Бетховен и русские меценаты — страница 16 из 80

Уже первое сочинение Бетховена, посвященное Аннетте Броун, – Двенадцать вариаций для фортепиано WoO 71 на тему русского танца из балета Павла Враницкого «Лесная девушка» – декларировало эту связь Броунов с Россией. Тема, как известно, была вариантом плясовой «Камаринской», завоевавшей широкую популярность в Западной Европе задолго до того, как эту мелодию увековечил в своей увертюре М. И. Глинка. Предыстория проникновения «Камаринской» в западноевропейскую музыку была подробно освещена в фундаментальном исследовании Виктора Абрамовича Цуккермана[131]. Можно лишь добавить, что в 1780–1790-х годах «Камаринскую» знали и во Франции, и в Германии, и в Австрии, так что Павел Враницкий (чех, работавший в Вене) оказался далеко не первым зарубежным композитором, использовавшим ее в своей музыке. Балет «Лесная девушка» (Das Waldmädchen) был поставлен 23 сентября 1796 года в Кернтнертортеатре с прима-балериной Марией Казентини в главной роли. Балет имел успех, хотя сейчас о нем вспоминают лишь в связи с вариациями Бетховена на тему, которая Враницкому, собственно, не принадлежала – он сам в издании клавира обозначил ее как Russe par Jarnovich[132]. Действительно, в Вену «Камаринскую» привез хорватский скрипач и композитор Иван Ярнович (1747–1804), который в 1783–1786 годах работал в Петербурге. Эту тему Ярнович использовал в виртуозном финале своего скрипичного концерта № 14, с которым, очевидно, не раз выступал перед публикой.

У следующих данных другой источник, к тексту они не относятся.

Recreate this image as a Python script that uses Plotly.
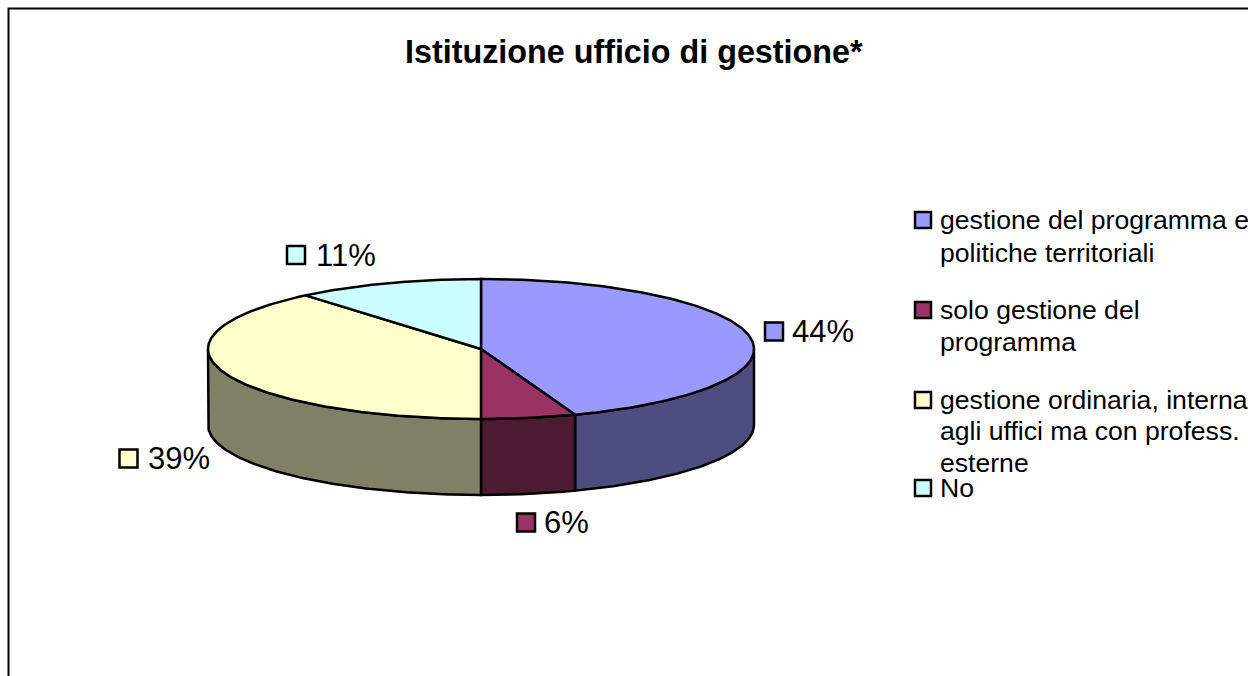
import numpy as np
import plotly.graph_objects as go

# ---- data ----
title = "Istituzione ufficio di gestione*"
categories = ["gestione del programma e politiche territoriali",
              "solo gestione del programma",
              "gestione ordinaria, interna agli uffici ma con profess. esterne",
              "No"]
values = [44.4, 5.6, 38.9, 11.1]
labels = ["44%", "6%", "39%", "11%"]
legend_lines = [["gestione del programma e", "politiche territoriali"],
                ["solo gestione del", "programma"],
                ["gestione ordinaria, interna", "agli uffici ma con profess.", "esterne"],
                ["No"]]

# ---- style / layout ----
top_colors = ["#9999FF", "#993366", "#FFFFCC", "#CCFFFF"]
side_colors = ["#4D4D80", "#4D1A33", "#808066", "#668080"]
FONT = "Liberation Sans, Arial, sans-serif"
CX, CY, RX, RY, DEPTH = 481, 349, 273, 70, 76
label_box = [(774, 331.5), (526, 522.5), (128.5, 458.5), (296, 255)]
label_text_x = [791, 543, 147, 315]
legend_box = [(923, 220), (923, 310), (923, 400), (923, 488)]
legend_text_x = 939
legend_line_y = [[220, 253], [310, 342], [400, 431, 463], [488]]

def ell(f, depth=0.0):
    a = 2 * np.pi * np.asarray(f)
    return CX + RX * np.sin(a), CY - RY * np.cos(a) + depth

fig = go.Figure()
line = dict(color="black", width=2.5)
fracs = np.cumsum([0] + values) / sum(values)

# side walls: only the front half of the rim is visible
for i in range(len(values)):
    a, b = max(fracs[i], .25), min(fracs[i + 1], .75)
    if b <= a:
        continue
    t = np.linspace(a, b, 120)
    x1, y1 = ell(t)
    x2, y2 = ell(t[::-1], DEPTH)
    fig.add_trace(go.Scatter(x=np.r_[x1, x2, x1[0]], y=np.r_[y1, y2, y1[0]], mode="lines",
                             fill="toself", fillcolor=side_colors[i], line=line))

# top wedges
for i in range(len(values)):
    t = np.linspace(fracs[i], fracs[i + 1], 200)
    x1, y1 = ell(t)
    fig.add_trace(go.Scatter(x=np.r_[CX, x1, CX], y=np.r_[CY, y1, CY], mode="lines",
                             fill="toself", fillcolor=top_colors[i], line=line))

# label and legend keys
fig.add_trace(go.Scatter(x=[p[0] for p in label_box], y=[p[1] for p in label_box], mode="markers",
                         marker=dict(symbol="square", size=18, color=top_colors,
                                     line=dict(color="black", width=2.5))))
fig.add_trace(go.Scatter(x=[p[0] for p in legend_box], y=[p[1] for p in legend_box], mode="markers",
                         marker=dict(symbol="square", size=16, color=top_colors,
                                     line=dict(color="black", width=2.5))))

ann = [dict(x=634, y=52, text=f"<b>{title}</b>", showarrow=False, xanchor="center", yanchor="middle",
            font=dict(size=32.3, family=FONT, color="black"))]
for lab, x, (_, y) in zip(labels, label_text_x, label_box):
    ann.append(dict(x=x, y=y, text=lab, showarrow=False, xanchor="left", yanchor="middle", xshift=-1,
                    font=dict(size=31, family=FONT, color="black")))
for lines, ys in zip(legend_lines, legend_line_y):
    for txt, y in zip(lines, ys):
        ann.append(dict(x=legend_text_x, y=y, text=txt, showarrow=False, xanchor="left", yanchor="middle",
                        xshift=-1, font=dict(size=26.6, family=FONT, color="black")))

fig.update_layout(
    width=1248, height=676, margin=dict(l=0, r=0, t=0, b=0, pad=0),
    paper_bgcolor="white", plot_bgcolor="white", showlegend=False, hovermode=False,
    xaxis=dict(range=[0, 1248], visible=False, fixedrange=True),
    yaxis=dict(range=[676, 0], visible=False, fixedrange=True),
    annotations=ann,
    shapes=[dict(type="path", path="M 8.5 676 L 8.5 8.5 L 1248 8.5", line=dict(color="black", width=2))],
)
fig.write_html("out.html", config={"displayModeBar": False},
               post_script="document.body.style.margin='0';document.documentElement.style.overflow='hidden';")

Пройдя через несколько рук, «Камаринская» в вариациях Бетховена утратила фольклорную аутентичность и даже ярко выраженную танцевальность. Тема приобрела женственную мягкость и салонную грациозность (впрочем, возможно, что именно такой образ создавала на сцене Мария Казентини); в мажорных вариациях она украсилась изящными пассажами в стиле «жемчужного» пианизма галантной эпохи. Но в минорных вариациях в этот стилизованный пасторальный мирок вторгается меланхолия и даже драматизм, а в развернутой коде Бетховен дает волю собственной фантазии, уже совсем не заботясь о верности первоисточнику.

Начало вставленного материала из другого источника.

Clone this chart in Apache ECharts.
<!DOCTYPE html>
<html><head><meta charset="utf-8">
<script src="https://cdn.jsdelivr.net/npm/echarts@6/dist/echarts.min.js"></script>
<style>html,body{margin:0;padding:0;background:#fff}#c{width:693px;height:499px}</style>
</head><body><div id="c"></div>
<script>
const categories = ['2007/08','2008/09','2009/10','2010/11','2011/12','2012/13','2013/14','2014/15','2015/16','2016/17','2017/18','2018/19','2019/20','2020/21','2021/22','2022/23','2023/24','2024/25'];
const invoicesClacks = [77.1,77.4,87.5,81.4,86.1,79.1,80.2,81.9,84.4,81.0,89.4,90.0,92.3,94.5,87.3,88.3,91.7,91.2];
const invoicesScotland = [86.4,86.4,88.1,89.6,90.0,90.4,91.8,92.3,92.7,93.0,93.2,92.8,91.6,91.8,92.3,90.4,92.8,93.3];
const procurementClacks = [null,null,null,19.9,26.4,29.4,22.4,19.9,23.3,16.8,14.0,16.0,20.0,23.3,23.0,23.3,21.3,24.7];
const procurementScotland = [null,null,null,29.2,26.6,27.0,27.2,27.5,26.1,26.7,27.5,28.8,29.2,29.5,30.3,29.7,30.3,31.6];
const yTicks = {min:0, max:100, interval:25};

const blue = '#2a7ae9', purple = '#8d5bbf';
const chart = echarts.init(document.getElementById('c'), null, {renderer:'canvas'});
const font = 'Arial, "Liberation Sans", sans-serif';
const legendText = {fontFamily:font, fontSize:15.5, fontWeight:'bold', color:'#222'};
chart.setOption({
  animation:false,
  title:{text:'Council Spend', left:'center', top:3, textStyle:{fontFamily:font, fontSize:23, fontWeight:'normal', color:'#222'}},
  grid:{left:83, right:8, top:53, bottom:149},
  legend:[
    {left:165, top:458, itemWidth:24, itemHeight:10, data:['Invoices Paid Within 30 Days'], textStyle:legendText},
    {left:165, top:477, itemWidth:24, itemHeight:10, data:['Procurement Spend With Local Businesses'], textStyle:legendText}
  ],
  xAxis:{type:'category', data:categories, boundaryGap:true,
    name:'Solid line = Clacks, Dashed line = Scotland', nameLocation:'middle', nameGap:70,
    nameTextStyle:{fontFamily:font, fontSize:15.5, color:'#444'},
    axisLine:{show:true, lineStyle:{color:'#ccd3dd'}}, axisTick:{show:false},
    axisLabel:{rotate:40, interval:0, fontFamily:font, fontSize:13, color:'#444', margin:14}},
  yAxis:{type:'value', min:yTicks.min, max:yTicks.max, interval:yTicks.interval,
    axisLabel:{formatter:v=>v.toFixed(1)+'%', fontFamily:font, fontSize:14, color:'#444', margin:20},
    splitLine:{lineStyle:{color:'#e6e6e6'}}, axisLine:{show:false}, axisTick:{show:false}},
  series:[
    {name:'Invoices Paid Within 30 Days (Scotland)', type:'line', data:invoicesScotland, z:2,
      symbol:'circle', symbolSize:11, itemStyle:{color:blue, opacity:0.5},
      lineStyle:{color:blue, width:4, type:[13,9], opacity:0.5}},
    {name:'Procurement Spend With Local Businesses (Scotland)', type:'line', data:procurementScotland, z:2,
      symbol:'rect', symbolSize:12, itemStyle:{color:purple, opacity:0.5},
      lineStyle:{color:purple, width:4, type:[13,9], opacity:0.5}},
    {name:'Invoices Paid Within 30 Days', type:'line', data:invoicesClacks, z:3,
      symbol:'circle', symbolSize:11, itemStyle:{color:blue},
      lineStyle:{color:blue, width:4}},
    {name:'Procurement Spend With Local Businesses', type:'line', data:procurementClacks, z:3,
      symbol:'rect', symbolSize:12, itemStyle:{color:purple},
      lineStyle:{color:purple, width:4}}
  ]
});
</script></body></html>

Другой вариационный цикл, посвященный графине Броун, – Шесть вариаций WoO 76 на тему терцета из зингшпиля Франца Ксавера Зюсмайра «Сулейман II, или Три султанши» (1799) – с фольклором никак не связан, но имеет некоторое отношение к ориентальной тематике, очень популярной в Вене с 1780-х годов в связи с политическим и военным союзом Австрии и России против Турции. Как известно, премьера первой оперы Моцарта, написанной в Вене в 1781 году по заказу императора Иосифа II, – «Похищение из сераля» – должна была состояться во время неофициального визита великого князя Павла Петровича с супругой Марией Фёдоровной, и выбор такого сюжета явно был не случайным[133]. В музыке «Трех султанш» Зюсмайра много прямых перекличек с «Похищением из сераля» его учителя Моцарта, вплоть до откровенного подражания, хотя жанр зингшпиля вполне соответствовал симпатичному, но скромному дарованию Зюсмайра и раскрывал его с самой выгодной стороны.

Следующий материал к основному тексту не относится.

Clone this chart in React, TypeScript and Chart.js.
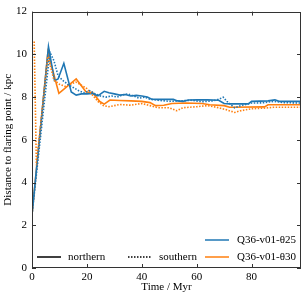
import React, { useEffect, useRef } from "react";
import { Chart, registerables } from "chart.js";

Chart.register(...registerables);

const BLUE = "#1f77b4";
const ORANGE = "#ff7f0e";

// Q36-v01-θ25 northern (solid)
const blueNorthT = [0, 6.0, 8.2, 9.5, 11.6, 14.3, 16.1, 18, 20, 22, 24, 26.3, 28, 30, 32, 34, 36, 38, 40, 42, 43.6, 46, 51.5, 53, 55, 57, 60, 64, 68, 70, 72, 78.8, 80, 86, 88.5, 90, 98];
const blueNorthV = [2.5, 10.36, 8.77, 8.85, 9.58, 8.24, 8.09, 8.15, 8.15, 8.17, 8.06, 8.27, 8.2, 8.15, 8.09, 8.12, 8.05, 8.08, 8.05, 8.0, 7.9, 7.89, 7.89, 7.82, 7.8, 7.86, 7.87, 7.87, 7.85, 7.7, 7.68, 7.68, 7.8, 7.82, 7.87, 7.8, 7.8];

// Q36-v01-θ30 northern (solid)
const orangeNorthT = [0, 5.8, 9.8, 16.1, 19.7, 22, 24.7, 26.3, 28.4, 32, 36, 40, 43, 45, 48, 51, 56, 62, 64.7, 70, 72, 84.7, 86, 98];
const orangeNorthV = [2.5, 10.1, 8.17, 8.85, 8.24, 8.22, 7.79, 7.67, 7.86, 7.84, 7.82, 7.8, 7.74, 7.6, 7.62, 7.7, 7.72, 7.7, 7.64, 7.6, 7.52, 7.54, 7.64, 7.64];

// Q36-v01-θ25 southern (dotted)
const blueSouthT = [0, 6.5, 8, 9.5, 11, 13, 15, 17, 19, 21, 23, 25, 27, 29, 31, 33, 35, 37, 39, 41, 43, 46, 50, 54, 58, 62, 66, 68, 69.7, 71, 73.8, 76, 80, 84, 88, 92, 98];
const blueSouthV = [2.5, 10.1, 9.7, 9.0, 8.8, 8.6, 8.45, 8.3, 8.2, 8.3, 8.15, 8.05, 8.0, 8.05, 8.0, 8.1, 8.15, 8.05, 7.95, 8.0, 7.9, 7.85, 7.8, 7.82, 7.85, 7.78, 7.82, 7.9, 7.99, 7.8, 7.5, 7.6, 7.72, 7.73, 7.8, 7.74, 7.72];

// Q36-v01-θ30 southern (dotted)
const orangeSouthT = [0.8, 1.6, 5.8, 8, 10, 12, 14, 16, 18, 20, 22, 24, 26, 28, 30, 32, 36, 40, 43, 46, 50, 52.7, 55, 60, 64, 68, 71, 73.8, 76, 80, 84, 88, 98];
const orangeSouthV = [10.6, 4.8, 9.9, 8.8, 8.6, 8.5, 8.6, 8.7, 8.55, 8.4, 8.1, 7.8, 7.6, 7.55, 7.6, 7.65, 7.62, 7.7, 7.6, 7.5, 7.5, 7.36, 7.5, 7.55, 7.6, 7.5, 7.4, 7.28, 7.36, 7.45, 7.48, 7.52, 7.52];

const xTicks = [0, 20, 40, 60, 80];
const yTicks = [0, 2, 4, 6, 8, 10, 12];
const seriesLabels = ["Q36-v01-θ25", "Q36-v01-θ30"];
const styleLabels = ["northern", "southern"];

const FONT = "'Liberation Serif', 'DejaVu Serif', serif";
const AXIS = "#333333";
const FS = 11;

const pts = (t: number[], v: number[]) => t.map((x, i) => ({ x, y: v[i] }));

const framePlugin = {
  id: "frame",
  afterDraw(chart: any) {
    const { ctx, chartArea: a, scales } = chart;
    const xs = scales.x;
    const ys = scales.y;
    ctx.save();
    ctx.strokeStyle = AXIS;
    ctx.lineWidth = 1;
    ctx.strokeRect(Math.round(a.left) + 0.5, Math.round(a.top) + 0.5, Math.round(a.right - a.left) - 1, Math.round(a.bottom - a.top) - 1);
    const L = 4;
    ctx.beginPath();
    xTicks.forEach((t) => {
      const px = Math.round(xs.getPixelForValue(t)) + 0.5;
      ctx.moveTo(px, a.bottom);
      ctx.lineTo(px, a.bottom - L);
      ctx.moveTo(px, a.top);
      ctx.lineTo(px, a.top + L);
    });
    yTicks.forEach((t) => {
      const py = Math.round(ys.getPixelForValue(t)) + 0.5;
      ctx.moveTo(a.left, py);
      ctx.lineTo(a.left + L, py);
      ctx.moveTo(a.right, py);
      ctx.lineTo(a.right - L, py);
    });
    ctx.stroke();

    // legend
    ctx.font = `${FS}px ${FONT}`;
    ctx.textBaseline = "middle";
    ctx.fillStyle = "#000";
    ctx.lineWidth = 1.5;
    const rowY1 = 257;
    const rowY0 = 240;
    ctx.strokeStyle = "#000";
    ctx.setLineDash([]);
    ctx.beginPath();
    ctx.moveTo(37, rowY1);
    ctx.lineTo(61, rowY1);
    ctx.stroke();
    ctx.textAlign = "left";
    ctx.fillText(styleLabels[0], 68, rowY1);
    ctx.setLineDash([1.5, 1.5]);
    ctx.beginPath();
    ctx.moveTo(128, rowY1);
    ctx.lineTo(151, rowY1);
    ctx.stroke();
    ctx.fillText(styleLabels[1], 159, rowY1);
    ctx.setLineDash([]);
    [BLUE, ORANGE].forEach((c, i) => {
      const y = i === 0 ? rowY0 : rowY1;
      ctx.strokeStyle = c;
      ctx.beginPath();
      ctx.moveTo(205, y);
      ctx.lineTo(229, y);
      ctx.stroke();
      ctx.fillText(seriesLabels[i], 237, y);
    });
    ctx.restore();
  },
};

export default function App() {
  const ref = useRef<HTMLCanvasElement | null>(null);
  useEffect(() => {
    document.body.style.margin = "0";
    if (!ref.current) return;
    const mk = (label: string, data: any[], color: string, dashed: boolean) => ({
      label,
      data,
      borderColor: color,
      backgroundColor: color,
      borderWidth: 1.6,
      borderDash: dashed ? [1.5, 1.5] : [],
      pointRadius: 0,
      fill: false,
      tension: 0,
    });
    const chart = new Chart(ref.current, {
      type: "line",
      data: {
        datasets: [
          mk(seriesLabels[0] + " south", pts(blueSouthT, blueSouthV), BLUE, true),
          mk(seriesLabels[1] + " south", pts(orangeSouthT, orangeSouthV), ORANGE, true),
          mk(seriesLabels[0], pts(blueNorthT, blueNorthV), BLUE, false),
          mk(seriesLabels[1], pts(orangeNorthT, orangeNorthV), ORANGE, false),
        ],
      },
      options: {
        animation: false,
        responsive: false,
        maintainAspectRatio: false,
        layout: { padding: { top: 4, right: 3, left: 0, bottom: 0 } },
        plugins: { legend: { display: false }, tooltip: { enabled: false } },
        scales: {
          x: {
            type: "linear",
            min: 0,
            max: 98,
            afterBuildTicks: (s: any) => {
              s.ticks = xTicks.map((v) => ({ value: v }));
            },
            afterFit: (s: any) => {
              s.height = 31;
            },
            grid: { display: false, drawTicks: false },
            border: { display: false },
            ticks: { padding: 3, color: "#000", font: { family: FONT, size: FS }, maxRotation: 0 },
            title: { display: true, text: "Time / Myr", color: "#000", font: { family: FONT, size: FS }, padding: { top: 0, bottom: 5 } },
          },
          y: {
            type: "linear",
            min: 0,
            max: 12,
            afterBuildTicks: (s: any) => {
              s.ticks = yTicks.map((v) => ({ value: v }));
            },
            afterFit: (s: any) => {
              s.width = 32;
            },
            grid: { display: false, drawTicks: false },
            border: { display: false },
            ticks: { padding: 5, color: "#000", font: { family: FONT, size: FS } },
            title: { display: true, text: "Distance to flaring point / kpc", color: "#000", font: { family: FONT, size: FS }, padding: { top: 2, bottom: 0 } },
          },
        },
      },
      plugins: [framePlugin],
    } as any);
    return () => chart.destroy();
  }, []);
  return <canvas ref={ref} width={304} height={299} style={{ display: "block" }} />;
}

Тема Tändeln und Scherzen («Играть и забавляться») ничего турецкого в себе не заключает. Этот терцет исполняют три европейские пленницы из гарема Сулеймана Великолепного: немка Марианна, испанка Эльмира и черкешенка Делия[134]. Как и в случае с вариациями на русскую тему, Бетховен сумел превратить милый пустячок в маленький шедевр салонной музыки, отточенный во всех деталях и даже претендующий на поэтическую содержательность образов.

Шесть вариаций WoO 46 для фортепиано и виолончели на тему из «Волшебной флейты» Моцарта, посвященные И. Ю. Броуну, могли быть адресованы в равной мере обоим супругам, поскольку они написаны на тему дуэта Памины и Папагено Bei Männern, welche Liebe fühlen, в котором говорится о супружеском счастье, основанном на сердечном согласии. Если предположить, что Броун мог играть на виолончели, то идея семейного исполнения вариаций напрашивалась сама собой.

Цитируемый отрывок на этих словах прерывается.